Heavy Rain is like a painting best viewed from a distance. I could run with the emotions of the moment, as though it all made perfect sense. Once you analyse the details it's clearly full of holes and falls apart.
I will certainly stand up for Heavy Rain's potential and vision. But there is something more than just that. I'm an easy target emotionally, but it wasn't just sensitive people like me who were affected. I watched friends trying desperately to overcome a stressful situation. They were caught up in the moment just as strongly as I was. There's a power to that, however easy it may be to pick on the game's flaws.
There are many flaws I can't defend, and wouldn't try. But something I believe helped my Heavy Rain experience immensely was not interpreting everything literally. It's (mostly) a real world setting, yes, but I find it's more concerned with painting an emotional picture than a logical one.
For example, consider the scene early in the game, where Ethan loses his son Jason in a shopping centre.
The shopping centre is not a situation you can control. It's leading to an inevitable conclusion, as part of setting up the game. That's always a bit disappointing to play through, knowing there is absolutely nothing you can do to change the outcome, but I at least prefer it to sitting through a cut scene.
Once we realise Jason is missing, suddenly the shopping centre crowds become ridiculously overwhelming, and pushing through them is difficult. Everyone seems to be carrying a red balloon like Jason was, causing us to rush around all over the place. It's not realistic in a literal sense. Where did all these people come from, and why are they so determined to get in my way?
I didn't interpret it that way. Instead, I considered it a representation of just how stressful it feels to lose your child. It forced me to feel that panic along with Ethan. It also reminded me a bit of how overwhelmed I sometimes feel in crowds, so I made a connection there.
Heavy Rain and Fahrenheit (Indigo Prophecy) both have several scenes dealing with forms of irrational or over-the-top anxiety. Those are really challenging ideas to get across, so I have to give them some points even for attempting it.
In Fahrenheit a couple of scenes focus on managing claustrophobia through carefully controlling the speed and regularity of the character's breathing.
I can only speak for myself here, but I connect this sort of thing to the (thankfully rare) occasions when I've had a full blown panic attack. It's overwhelming, and so out-of-control I can't see any way down. The stress just keeps rising, until it honestly feels like I might die, or at least pass out. I wouldn't wish the feeling on anyone.

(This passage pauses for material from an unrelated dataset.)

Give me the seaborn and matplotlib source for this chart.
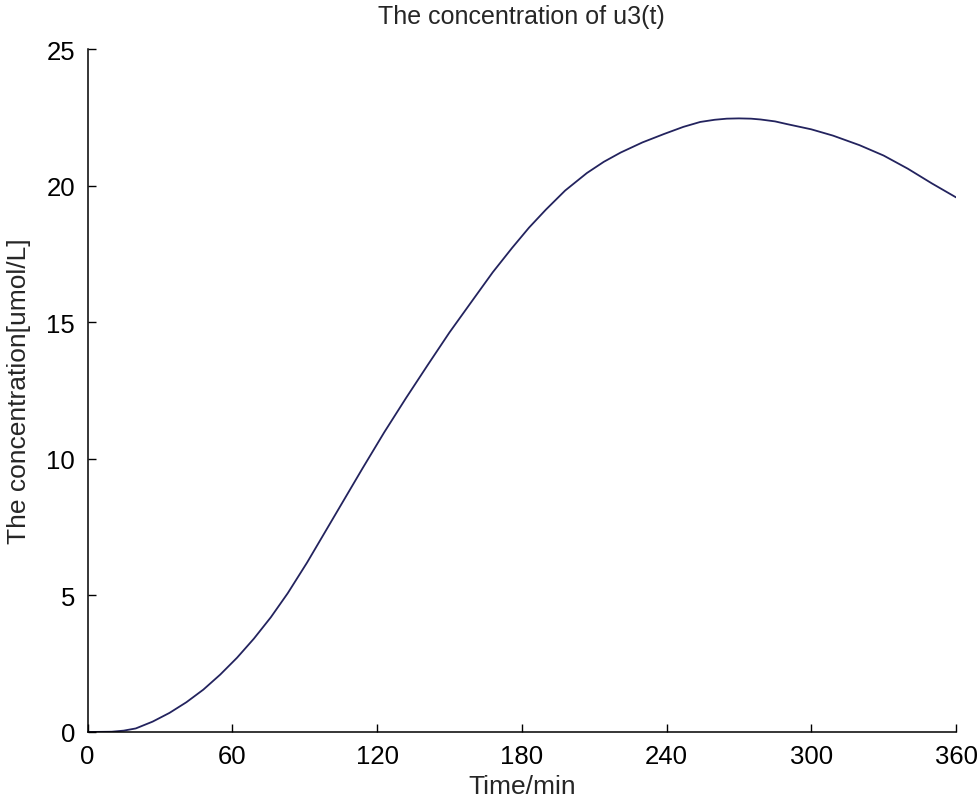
import matplotlib
matplotlib.use("Agg")
import matplotlib.pyplot as plt
import seaborn as sns
import pandas as pd

# Data
time_min = [0, 10, 15, 20, 27, 34, 41, 48, 55, 62, 69, 76, 83, 91, 98, 106, 114, 123,
            132, 141, 150, 160, 168, 176, 183, 190, 198, 207, 214, 221, 230, 239,
            247, 254, 260, 265, 270, 275, 279, 285, 290, 300, 309, 320, 330, 340, 350, 360]
conc = [0.0, 0.01, 0.05, 0.13, 0.38, 0.70, 1.09, 1.55, 2.10, 2.72, 3.42, 4.20, 5.08, 6.20,
        7.25, 8.45, 9.65, 10.97, 12.22, 13.43, 14.62, 15.85, 16.83, 17.72, 18.46, 19.12,
        19.82, 20.46, 20.87, 21.21, 21.58, 21.89, 22.15, 22.33, 22.41, 22.45, 22.46, 22.45,
        22.42, 22.35, 22.25, 22.06, 21.83, 21.48, 21.10, 20.62, 20.08, 19.57]
x_ticks = [0, 60, 120, 180, 240, 300, 360]
y_ticks = [0, 5, 10, 15, 20, 25]

df = pd.DataFrame({"Time/min": time_min, "conc": conc})

sns.set_style("ticks")
plt.rcParams['font.family'] = ['Liberation Sans', 'DejaVu Sans']

fig = plt.figure(figsize=(9.8, 8.03), dpi=100)
ax = fig.add_axes([87.5 / 980, 1 - 733 / 803, (956 - 87.5) / 980, (733 - 50) / 803])

sns.lineplot(data=df, x="Time/min", y="conc", ax=ax, color="#23235e", linewidth=1.3)

ax.set_xlim(0, 360)
ax.set_ylim(0, 25)
ax.set_xticks(x_ticks)
ax.set_yticks(y_ticks)
ax.tick_params(direction="in", length=6, width=1.0, colors="black", labelsize=18.5, pad=9)
for s in ["top", "right"]:
    ax.spines[s].set_visible(False)
for s in ["left", "bottom"]:
    ax.spines[s].set_color("black")
    ax.spines[s].set_linewidth(1.1)

ax.set_title("The concentration of u3(t)", fontsize=18, pad=19)
ax.set_xlabel("Time/min", fontsize=19, labelpad=4)
ax.set_ylabel("The concentration[umol/L]", fontsize=19, labelpad=11)

fig.savefig("out.png", dpi=100, facecolor="white")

In the midst of that panic there is still a logical part of my brain that knows exactly what's happening and tries to find a solution. At that point it doesn't really seem like it's doing any good, and it takes a while for the feedback loops to settle. Breathing control is probably the most obvious thing I can try. It's a huge effort to exert control and slow things down when everything is determined to speed up, rush out of control, and break me. It can take a long time, but eventually my control will always win.
Game controls can't really replicate that experience, and I doubt anyone would want them to. But I've still been impressed by what Fahrenheit and Heavy Rain have achieved in this area. Clicking buttons to keep a character's breathing slow and regular was at least partly like the logical part of my brain trying to exert control and convince me I could calm down if I'd just damn well focus.
I don't have claustrophobia, but when controlling Carla Valenti I'll accept that in that moment I do, and I need to be the logical part of her brain and help her through it. It's not actually much of a stretch for my imagination. Even my real life experiences of controlling panic feel a little abstract, like I'm looking at myself from the outside.
In controlling Ethan Mars in Heavy Rain I signed up for a different kind of panic. The game openly focuses on the question of how far I would go to save someone I love. I decided early on I'd run with it and do absolutely whatever it took. I accepted a desperate, unstable Ethan. His actions don't have the rationality of a stable individual.
In deciding I'd be prepared to do anything without limit I embraced a descent into serious mental illness. Some later game scenes are more clearly symbolic rather than literal, allowing us to understand some of Ethan's desperation and loss of control. I did accept the challenges he went through as actually happening, but there is plenty of room for his mind to exaggerate. Crawling through a tunnel of broken glass probably feels much longer than it actually is.
I can't think of many other examples of games going to a lot of effort to represent anxiety and panic. There is also the Haunting Ground approach of a sanity or panic meter. If Fiona gets too scared the player loses some control over her. Vision blurs, menu access is impossible, and she'll try to run. With limited control the player needs to try and keep her out of danger until she calms down.
Haunting Ground freaked me out before it had a chance to really panic Fiona, so I haven't experienced this. I'd like to try again at some point. I'm sure other games must have taken this approach, but I can't think of any off the top of my head.
Having some personal experience dealing with panic probably helps me connect with these games. I do have to wonder how well it works for others though. What do you think?